На грани жизни и смерти

Клава не без опаски приютила у себя родных. Её муж был отправлен немцами на работы в Германию. А тут еще родня из Щары, из той самой деревни, которой по расчетам оккупантов вообще уже не должно быть. Понятно, что расправу над её жителями и еще двумя-тремя соседними населенными пунктами осенью позапрошлого года они учинили не зря: это была месть за нападение партизан на солдат вермахта, когда они жарким летним днем 1942 года решили искупаться в прохладных водах притока Немана.

Молодая женщина сестру и брата лечила горьким отваром полыни. Чуть ли не силой заставляла пить. Может быть, поэтому у Миши вскоре наметились первые признаки выздоровления. Даже появился аппетит. Но сестра Лена по-прежнему пребывала в тяжелом состоянии, она то и дело впадала в забытье. Часть забот по уходу за ней Миша взял на себя.

И в селе Голубы война властно заявила о себе. Начали откуда-то издалека обстреливать населенный пункт из пушек. Поначалу Миша старался не очень обращать внимания на разрывы снарядов, но, по мере того как они становились ближе, его беспокойство нарастало. Вот ухнуло совсем близко – где-то у соседей во дворе. Как ни тяжело ему было, однако пришлось оставить сестру, по-прежнему лежавшую на кровати без сознания. Когда он выбежал из хаты, у крыльца чуть ли не нос к носу столкнулся с двумя девочками, жившими во второй половине избы. Они также искали, где бы укрыться от смертоносного огня. Вспомнили, что неподалеку есть несколько достаточно глубоких ям-погребов, в которых крестьяне с осени хранили выращенный на полях картофель.

Когда подросток оказался возле колодца, так сильно рвануло, что он на некоторое время оглох. Это в трех метрах разорвался снаряд. Однако Мишу не задело ни одним осколком – снаряд попал прямо в шахту колодца. Лишь вверх с чудовищной силой выбросило бревна и комья сырой земли.
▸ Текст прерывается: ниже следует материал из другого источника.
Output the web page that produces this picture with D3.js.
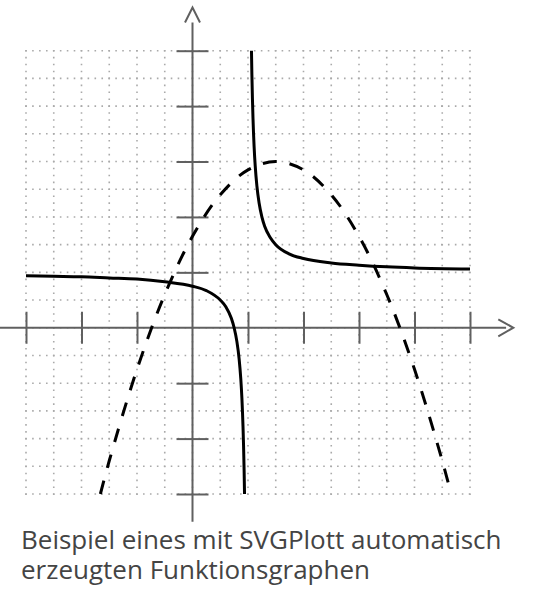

В ближайшей яме уже сидела, чуть живая от страха, одна из девочек-соседок. Миша спрыгнул вниз к ней. Он заметил в её волосах медную гребенку, сделанную из гильзы. И почему-то решил: это опасно. Он слышал, что металл обладает способностью притягивать к себе электрические разряды в виде молний, а в данном случае, как он полагал, эта гребенка притянет снаряды. Сказав об этом девочке, он несмотря на то, что организм еще был ослаблен тяжелой болезнью, с ловкостью обезьяны вымахнул по лестнице наверх. Девчушка тут же последовала за ним. И буквально через несколько секунд там, где подростки только что укрывались от не стихавшего артобстрела, всё уже было разворочено взрывом…

Потом, спустя час-полтора, все стихло, и в село вошли те самые «немцы», что Миша Адамович с другом видел на лесной опушке около своей деревни. Они между собой общались на русском языке.

В дом, а точнее в ту его часть, в которой жила Клавина семья, заглянул маленький рыжий власовец. В это время Миша сидел на кровати с небольшим куском соленого сала в руках и, мелко режа его складным ножом, отправлял в рот кусочек за кусочком. Рыжий грубо вырвал у мальчишки нож и стал им кромсать подушки. По всей комнате, как снег, разлетелись перья. Он, видимо, искал какие-то ценности, которые могли быть упрятаны в подушках. Затем вышел во двор, и через минуту-другую оттуда донеслось несколько резких винтовочных выстрелов и поросячий визг. Оказывается, власовцы застрелили молодую соседскую свинку, извлекли из нее сбой – сердце, печень, почки, – и удалились, бросив остальную часть туши.

Впрочем, долго хозяйничать в селе им не пришлось. Когда бои приблизились совсем близко к местам у слияния Щары с Неманом, власовцы исчезли так же внезапно, как и появились. Где-то на другой день в селе Голубы въехало несколько вооруженных верховых. Они неторопливо проследовали через все село туда и обратно, словно что-то искали. И также свободно изъяснялись на русском. Но знаки отличия на их обмундировании уже были не фашистские, а советские. Это были свои.